January 6, 2020

Dylan McDowell

As usual, there is a lot to report since the last time I submitted an essay to your organization. However, this time I am writing to you from Vladimir, Russia, the city where I am currently studying abroad. For the reason that I am speaking almost exclusively Russian here, please excuse what, in my opinion, will almost certainly be a less grammatically sound essay. Regardless, I am excited to tell you about the ways that I have grown and learned over the past year.

The spring semester of the last year finished wonderfully. My sophomore year panned out exactly as I had planned and hoped it would. I took the year off from working to strive for better academic marks and achieved that goal, reaping the fruit of my tireless efforts. I learned the subject material from each class thoroughly but also grew to become a much better student.

One of my very best friends from High School who attends Virginia Tech also had a
good semester. We rewarded ourselves by making good on a high school promise to split up the first and second halves of our college careers by traveling somewhere interesting or doing something truly memorable. In the event that this plan was realized, we had diligently saved up money in our respective jobs since high school. A cancelled Spring Break college trip to Russia freed up the additional funds I needed to travel. Thus, we set our eyes on the common goal of American college students — Europe. Starting at around the time I sent the last scholarship essay, we began to draft plans for where we would go, what we would do, and how all of this would happen. There are few things I am more proud of than the way things turned out. Our planned itinerary for "EuroTrip'11," as we soon came to know our trip, was spotless. All of our hostels were booked, documents acquired, trains marked down, and things packed. We left the perfect amount of breathing room between travel days and ensured that a realistic budget would be met.

We benefited from our pre-departure work by being able to focus on expanding our world view and experience in Europe. From Barcelona to Switzerland and then to Paris, Belgium, the Netherlands, Denmark, Norway, and London we stayed with friends and family when and where possible. My friend Pat has Aunts and Uncles who live in Norway and the Netherlands and we made friends with some kids from London while participating in a parade there with our marching band in High School. Seeing the continent was not only educational and full of truly landmark memories, it was fantastic practice for studying abroad.

My fall semester at American University was difficult. I occasionally worked odd jobs for the athletic department, allowing for a flexible schedule while still compiling a small income to help prop up my bank account. My classes pushed me harder than ever before and I learned what it is to be truly up against the odds. Nevertheless, I completed the semester with good grades and walked away a better researcher and a more rigid academic thanks to an International Relations research class and difficult teachers. Where my other classes opened up new areas of studies, I fell back on Russian as a familiar class with a beloved teacher of mine to expand my language abilities. Through all the madness, I prepared to throw all caution to the wind and study abroad in Russia.

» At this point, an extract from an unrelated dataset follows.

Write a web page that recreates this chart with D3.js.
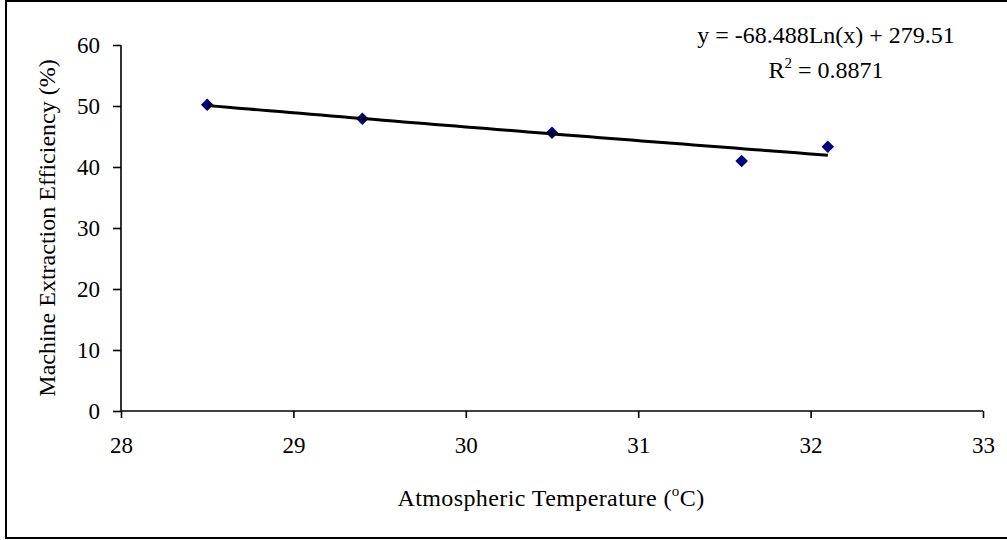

And that is exactly how it felt as I visited my friends at AU for the last time. For two days we were put in a hotel in DC by the American Councils study abroad program. On the night before my departure, I visited my old apartment that my two best friends and I lived in during the first semester. One of those was not studying abroad and was still there. As a stranger in my own house, I sat and talked to him and the new subletting residents about the daunting challenge presented by flying to Russia to live with a family who speaks only Russian, taking classes in Russian only, and generally being deeply and completely immersed in a culture that is very foreign to our own.

I am overjoyed to report that my fears were only the pre-departure butterflies that every traveler gets before an ambitious journey. Upon landing, I slipped right back into the rhythm of traveling, no doubt largely thanks to my time in Europe. Traveling can only ever mean that you are away from home. And yet, the feeling of being abroad and depending on yourself to navigate large distances and foreign cultures can feel like home with practice. Here, I have further realized that I am a fantastic traveler and a man who does not feel out-of-place or threatened when in other lands. But also, I am thoroughly immersing myself into the Russian culture. I have established strong, loving relationships with my Russian host family and teachers here. I have even begun to make Russian friends my age with whom I can better practice my language skills while enjoying the company of foreigners from my generation. This experience is clearly going to be one of the most definitive in my life.

I am currently engaged in this massive life event and will undoubtedly have many more that will shape the man I hope to be and the life I hope to live in the future. I am applying for a number of paying internships for the upcoming summer. I am hoping to live and work in DC until the start of my senior year. Until next spring (which will certainly be a warmer one than here in Russia), I have some major decisions to make and important paths to follow.